╭──
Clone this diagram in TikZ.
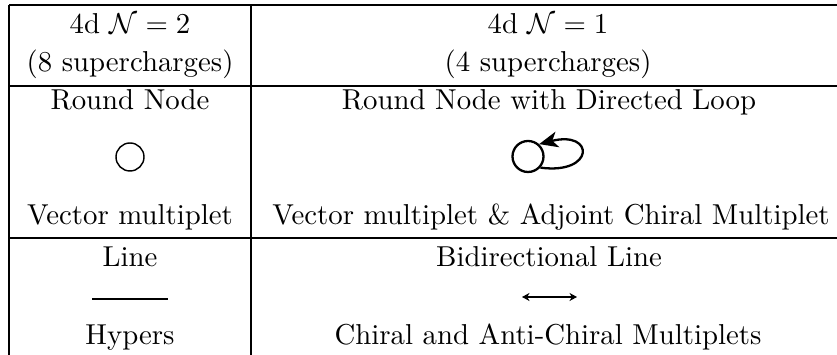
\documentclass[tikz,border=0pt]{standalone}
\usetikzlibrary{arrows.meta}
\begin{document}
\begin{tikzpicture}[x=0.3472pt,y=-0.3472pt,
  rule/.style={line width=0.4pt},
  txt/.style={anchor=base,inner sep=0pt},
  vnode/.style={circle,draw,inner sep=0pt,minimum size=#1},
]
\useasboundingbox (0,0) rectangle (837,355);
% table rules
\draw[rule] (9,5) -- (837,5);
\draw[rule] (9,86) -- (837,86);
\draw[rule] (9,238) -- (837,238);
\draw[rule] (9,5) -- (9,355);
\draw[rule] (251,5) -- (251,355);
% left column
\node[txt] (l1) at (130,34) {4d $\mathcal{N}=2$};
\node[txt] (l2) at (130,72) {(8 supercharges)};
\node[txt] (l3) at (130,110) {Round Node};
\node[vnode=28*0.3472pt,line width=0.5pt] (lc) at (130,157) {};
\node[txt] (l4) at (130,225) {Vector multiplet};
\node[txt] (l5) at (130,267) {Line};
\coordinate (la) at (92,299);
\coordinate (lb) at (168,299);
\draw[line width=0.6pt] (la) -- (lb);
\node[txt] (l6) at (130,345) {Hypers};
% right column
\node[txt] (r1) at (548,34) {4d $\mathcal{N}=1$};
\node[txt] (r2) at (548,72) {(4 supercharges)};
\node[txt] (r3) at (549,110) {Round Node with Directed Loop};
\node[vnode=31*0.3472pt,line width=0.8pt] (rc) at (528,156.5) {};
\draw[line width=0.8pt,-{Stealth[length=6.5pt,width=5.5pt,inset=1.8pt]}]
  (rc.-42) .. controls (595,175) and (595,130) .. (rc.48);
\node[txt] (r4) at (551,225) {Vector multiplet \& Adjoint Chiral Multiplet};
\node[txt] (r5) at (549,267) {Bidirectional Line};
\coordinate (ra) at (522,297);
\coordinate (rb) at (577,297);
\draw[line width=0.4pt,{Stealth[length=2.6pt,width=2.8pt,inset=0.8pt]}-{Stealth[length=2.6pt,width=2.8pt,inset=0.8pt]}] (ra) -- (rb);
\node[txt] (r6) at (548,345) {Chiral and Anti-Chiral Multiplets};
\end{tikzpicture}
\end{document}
╰──
### Set exercise
Leave out the pictures and reproduce the rest of the listing exactly.

### Output
Clone this diagram in TikZ.
\documentclass[tikz,border=0pt]{standalone}
\usetikzlibrary{arrows.meta}
\begin{document}
\begin{tikzpicture}[x=0.3472pt,y=-0.3472pt,
  rule/.style={line width=0.4pt},
  txt/.style={anchor=base,inner sep=0pt},
  vnode/.style={circle,draw,inner sep=0pt,minimum size=#1},
]
\useasboundingbox (0,0) rectangle (837,355);
% table rules
\draw[rule] (9,5) -- (837,5);
\draw[rule] (9,86) -- (837,86);
\draw[rule] (9,238) -- (837,238);
\draw[rule] (9,5) -- (9,355);
\draw[rule] (251,5) -- (251,355);
% left column
\node[txt] (l1) at (130,34) {4d $\mathcal{N}=2$};
\node[txt] (l2) at (130,72) {(8 supercharges)};
\node[txt] (l3) at (130,110) {Round Node};
\node[vnode=28*0.3472pt,line width=0.5pt] (lc) at (130,157) {};
\node[txt] (l4) at (130,225) {Vector multiplet};
\node[txt] (l5) at (130,267) {Line};
\coordinate (la) at (92,299);
\coordinate (lb) at (168,299);
\draw[line width=0.6pt] (la) -- (lb);
\node[txt] (l6) at (130,345) {Hypers};
% right column
\node[txt] (r1) at (548,34) {4d $\mathcal{N}=1$};
\node[txt] (r2) at (548,72) {(4 supercharges)};
\node[txt] (r3) at (549,110) {Round Node with Directed Loop};
\node[vnode=31*0.3472pt,line width=0.8pt] (rc) at (528,156.5) {};
\draw[line width=0.8pt,-{Stealth[length=6.5pt,width=5.5pt,inset=1.8pt]}]
  (rc.-42) .. controls (595,175) and (595,130) .. (rc.48);
\node[txt] (r4) at (551,225) {Vector multiplet \& Adjoint Chiral Multiplet};
\node[txt] (r5) at (549,267) {Bidirectional Line};
\coordinate (ra) at (522,297);
\coordinate (rb) at (577,297);
\draw[line width=0.4pt,{Stealth[length=2.6pt,width=2.8pt,inset=0.8pt]}-{Stealth[length=2.6pt,width=2.8pt,inset=0.8pt]}] (ra) -- (rb);
\node[txt] (r6) at (548,345) {Chiral and Anti-Chiral Multiplets};
\end{tikzpicture}
\end{document}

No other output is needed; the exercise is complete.